Mother Nature took pity on us this year when she decided to bless us with solid soaking of rain in the third week of April. The heavens opened on the 22nd of April and, cumulatively over two days, dropped a glorious 48 mm of rain on our thirsty vineyards. In comparison to what little rain fell in April of 2015, which was only 10mm, we were truly blessed by the rain gods! The rain we received created perfect conditions to sow our cover crop which will grow into the colder months of this year before our vineyards start to bud in Spring.

Why, you may ask, are we sowing a crop when we are already nurturing vineyards to produce grapes for fine wine?
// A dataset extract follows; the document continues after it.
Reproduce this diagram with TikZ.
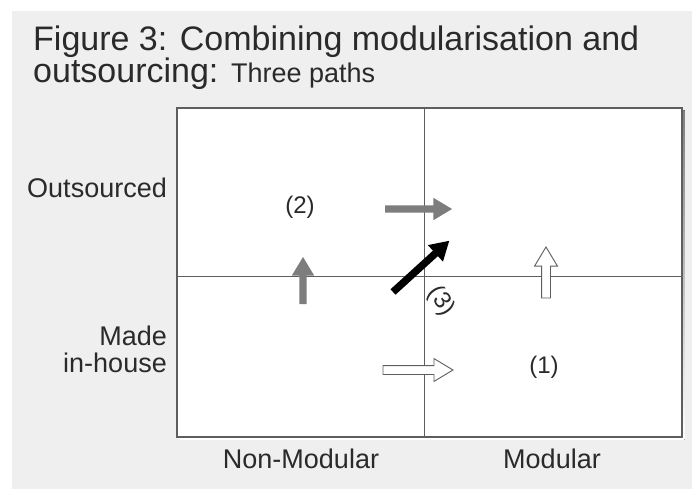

Sowing a cover crop in our vineyards has a multitude of benefits and is an integral part of our integrated soil and weed management strategy, both of which have a direct impact on grape quality.

By sowing a cover crop which is quick to germinate, after we have ploughed the soil, these tiny plants quickly grow and compete with many of the cooler season weeds which take advantage of the rains we have just had. Many open fields you drive past in the winelands at this time of year are already yellow with the flowers of such a weed called Ramenas or Wild Mustard. The cover crop we have chosen will germinate rapidly and very quickly outgrow weeds like Ramenas in our mid-rows and under our vines.

Our choice in what we sow as a cover crop was based on a few important factors and some lessons we have learnt in the previous year. We have chosen two different seeds this year, Bitter Lupins and Vetch or Wieke.

Bitter Lupins have hollow stems and an upright growth habit. Eventually these plants will be waist high and bear beautiful baby pink and lapis lazuli blue flowers closer to Spring time. The other seed choice Vetch, a much finer plant, has a creeping growth habit. By planting it with these Lupins not only will the Vetch creep along the surface while it grows it but also climb the Lupin stems to further develop a thick mat which helps to smother competing weeds underneath this mat.

Another important attribute that both Lupins and Vetch share is a special ability to form a symbiotic relationship with Rhizobium bacteria present in the soils. These bacteria are housed and protected in nodules on the plants’ root systems and in exchange for the housing and protection, these bacteria take inert Nitrogen, a form of Nitrogen plants cannot use, from the atmosphere and produce Nitrogen in a form the plant is able to use for growth. This marvellous symbiotic relationship turns these, seemingly, ordinary plants into plant-food factories. The beauty of this relationship is that any excess nitrogenous compounds produced by the bacteria that plant doesn’t need, are released back into the soil for our precious vines to access.

Conventional vineyard management calls for a full surface herbicide spray in spring time which kills weeds and the cover crop you have sown, to eliminate competition with the vines as they awaken from dormancy after a cold winter and begin to bud. We choose to leave our cover crop later than most, into the first portion of spring to allow seeds the cover crop has produced to ripen. Instead of spraying harsh soil damaging chemicals to kill the cover crop in the mid-row, as budding begins, we roll our mid-rows flat with a big, heavy roller.

By using Lupins and Vetch, as described above, the Lupins which have hollow stems will be rolled flat and the ripened seed pods will lie dormant in the soil until the following season and self-sow, thereby reducing our need to sow more seed the following year.

By choosing to use this roller and flattening the plants in the mid-rows we also have the added benefit of these flattened plants forming a thick mat of vegetative material on the soil surface. These flattened plants will eventually breakdown and increase the organic matter content of our soils thereby increasing soil health and richness. This also means that the root systems our Lupins and Vetch will remain intact and provide small channels in the soil. These channels that are formed help with water infiltration and keep our soils friable and soft. We found that we weren’t able to successfully roll the Wheat we sowed as a cover crop last year flat and had to mow our mid row. This mowing means wind blew away the plant-matter that were mown off and we lost that important organic matter.

The crop we have sown this season is growing beautifully and will soon completely fill the surface of the soil in our vineyards and continue to grow even in the cold of the winter. The importance of sowing a cover crop and the seed choice we make, at De Toren, has many functions for improving soil health and reducing our reliance on conventional chemicals for weed control. By improving and maintaining soil health our vines are better equipped for the coming growing season and they will be able to produce superior quality fruit which allows us to produce wines of such fine quality. We are always looking for ways to build on our integrated strategy in managing weeds and our soils to ensure, as custodians of this land, that we can refine our craft further and raise that bar of quality even higher.